◆ SET EXERCISE: Would you transcribe the whole listing exactly, minus its pictures?

◆ SUPPLIED MATERIAL:
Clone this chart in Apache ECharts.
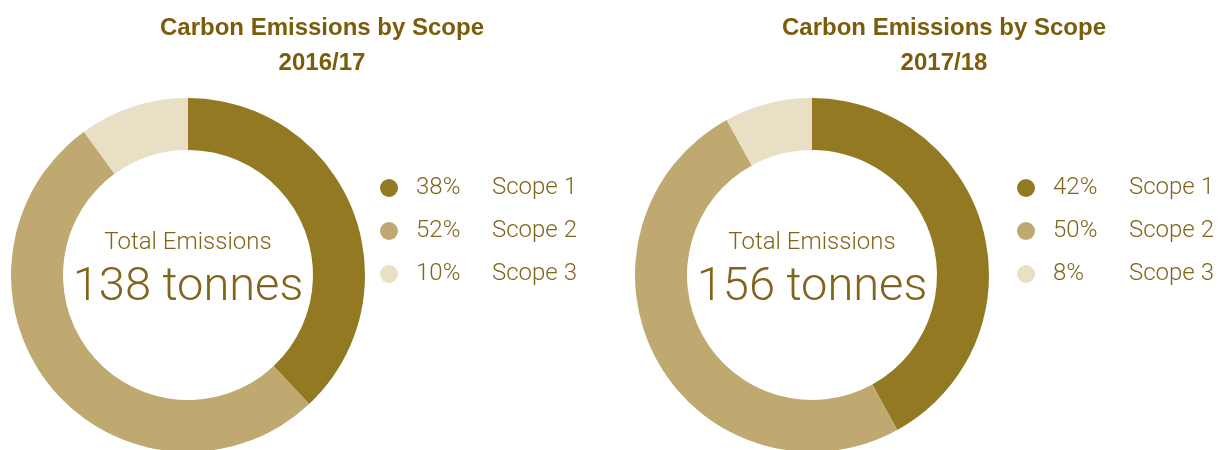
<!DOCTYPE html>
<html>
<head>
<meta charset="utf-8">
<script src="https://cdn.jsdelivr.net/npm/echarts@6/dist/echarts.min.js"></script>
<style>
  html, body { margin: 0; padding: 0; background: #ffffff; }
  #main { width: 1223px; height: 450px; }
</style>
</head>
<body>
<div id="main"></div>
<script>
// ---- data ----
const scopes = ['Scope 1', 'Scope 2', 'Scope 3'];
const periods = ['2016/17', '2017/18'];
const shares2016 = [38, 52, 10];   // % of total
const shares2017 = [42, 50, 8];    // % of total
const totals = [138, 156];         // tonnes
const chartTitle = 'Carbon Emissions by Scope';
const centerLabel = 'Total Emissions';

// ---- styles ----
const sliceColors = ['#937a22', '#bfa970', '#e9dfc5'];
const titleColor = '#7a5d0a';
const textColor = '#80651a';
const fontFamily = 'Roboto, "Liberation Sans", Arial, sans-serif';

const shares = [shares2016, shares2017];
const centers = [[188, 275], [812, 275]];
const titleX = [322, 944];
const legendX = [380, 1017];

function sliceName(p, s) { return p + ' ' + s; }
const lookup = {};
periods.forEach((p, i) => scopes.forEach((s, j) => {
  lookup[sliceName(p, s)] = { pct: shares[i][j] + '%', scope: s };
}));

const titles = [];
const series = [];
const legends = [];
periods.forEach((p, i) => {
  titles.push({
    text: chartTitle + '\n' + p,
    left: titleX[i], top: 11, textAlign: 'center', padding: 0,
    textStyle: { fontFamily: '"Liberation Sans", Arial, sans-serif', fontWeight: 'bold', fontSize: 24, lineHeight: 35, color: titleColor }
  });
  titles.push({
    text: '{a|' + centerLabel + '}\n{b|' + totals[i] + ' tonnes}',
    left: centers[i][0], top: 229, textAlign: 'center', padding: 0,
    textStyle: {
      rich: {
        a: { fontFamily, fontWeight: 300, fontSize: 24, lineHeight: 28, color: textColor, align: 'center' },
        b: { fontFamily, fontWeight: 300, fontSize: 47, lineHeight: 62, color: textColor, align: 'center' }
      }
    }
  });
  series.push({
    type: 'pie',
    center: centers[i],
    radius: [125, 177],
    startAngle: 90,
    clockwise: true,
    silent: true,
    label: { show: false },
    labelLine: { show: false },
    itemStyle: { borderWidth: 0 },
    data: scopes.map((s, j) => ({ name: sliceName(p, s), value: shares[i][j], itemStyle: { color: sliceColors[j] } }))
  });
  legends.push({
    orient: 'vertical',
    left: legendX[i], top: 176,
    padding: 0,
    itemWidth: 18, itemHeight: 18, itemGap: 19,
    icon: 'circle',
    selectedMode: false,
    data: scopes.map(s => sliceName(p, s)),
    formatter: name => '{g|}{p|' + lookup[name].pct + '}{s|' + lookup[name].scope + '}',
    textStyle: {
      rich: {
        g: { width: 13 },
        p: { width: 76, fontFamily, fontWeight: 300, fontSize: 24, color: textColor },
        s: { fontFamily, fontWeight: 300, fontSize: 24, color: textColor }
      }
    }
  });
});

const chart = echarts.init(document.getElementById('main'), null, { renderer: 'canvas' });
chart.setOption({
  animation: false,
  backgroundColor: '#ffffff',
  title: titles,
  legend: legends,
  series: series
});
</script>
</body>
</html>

◆ THE RESPONSE:
Clone this chart in Apache ECharts.
<!DOCTYPE html>
<html>
<head>
<meta charset="utf-8">
<script src="https://cdn.jsdelivr.net/npm/echarts@6/dist/echarts.min.js"></script>
<style>
  html, body { margin: 0; padding: 0; background: #ffffff; }
  #main { width: 1223px; height: 450px; }
</style>
</head>
<body>
<div id="main"></div>
<script>
// ---- data ----
const scopes = ['Scope 1', 'Scope 2', 'Scope 3'];
const periods = ['2016/17', '2017/18'];
const shares2016 = [38, 52, 10];   // % of total
const shares2017 = [42, 50, 8];    // % of total
const totals = [138, 156];         // tonnes
const chartTitle = 'Carbon Emissions by Scope';
const centerLabel = 'Total Emissions';

// ---- styles ----
const sliceColors = ['#937a22', '#bfa970', '#e9dfc5'];
const titleColor = '#7a5d0a';
const textColor = '#80651a';
const fontFamily = 'Roboto, "Liberation Sans", Arial, sans-serif';

const shares = [shares2016, shares2017];
const centers = [[188, 275], [812, 275]];
const titleX = [322, 944];
const legendX = [380, 1017];

function sliceName(p, s) { return p + ' ' + s; }
const lookup = {};
periods.forEach((p, i) => scopes.forEach((s, j) => {
  lookup[sliceName(p, s)] = { pct: shares[i][j] + '%', scope: s };
}));

const titles = [];
const series = [];
const legends = [];
periods.forEach((p, i) => {
  titles.push({
    text: chartTitle + '\n' + p,
    left: titleX[i], top: 11, textAlign: 'center', padding: 0,
    textStyle: { fontFamily: '"Liberation Sans", Arial, sans-serif', fontWeight: 'bold', fontSize: 24, lineHeight: 35, color: titleColor }
  });
  titles.push({
    text: '{a|' + centerLabel + '}\n{b|' + totals[i] + ' tonnes}',
    left: centers[i][0], top: 229, textAlign: 'center', padding: 0,
    textStyle: {
      rich: {
        a: { fontFamily, fontWeight: 300, fontSize: 24, lineHeight: 28, color: textColor, align: 'center' },
        b: { fontFamily, fontWeight: 300, fontSize: 47, lineHeight: 62, color: textColor, align: 'center' }
      }
    }
  });
  series.push({
    type: 'pie',
    center: centers[i],
    radius: [125, 177],
    startAngle: 90,
    clockwise: true,
    silent: true,
    label: { show: false },
    labelLine: { show: false },
    itemStyle: { borderWidth: 0 },
    data: scopes.map((s, j) => ({ name: sliceName(p, s), value: shares[i][j], itemStyle: { color: sliceColors[j] } }))
  });
  legends.push({
    orient: 'vertical',
    left: legendX[i], top: 176,
    padding: 0,
    itemWidth: 18, itemHeight: 18, itemGap: 19,
    icon: 'circle',
    selectedMode: false,
    data: scopes.map(s => sliceName(p, s)),
    formatter: name => '{g|}{p|' + lookup[name].pct + '}{s|' + lookup[name].scope + '}',
    textStyle: {
      rich: {
        g: { width: 13 },
        p: { width: 76, fontFamily, fontWeight: 300, fontSize: 24, color: textColor },
        s: { fontFamily, fontWeight: 300, fontSize: 24, color: textColor }
      }
    }
  });
});

const chart = echarts.init(document.getElementById('main'), null, { renderer: 'canvas' });
chart.setOption({
  animation: false,
  backgroundColor: '#ffffff',
  title: titles,
  legend: legends,
  series: series
});
</script>
</body>
</html>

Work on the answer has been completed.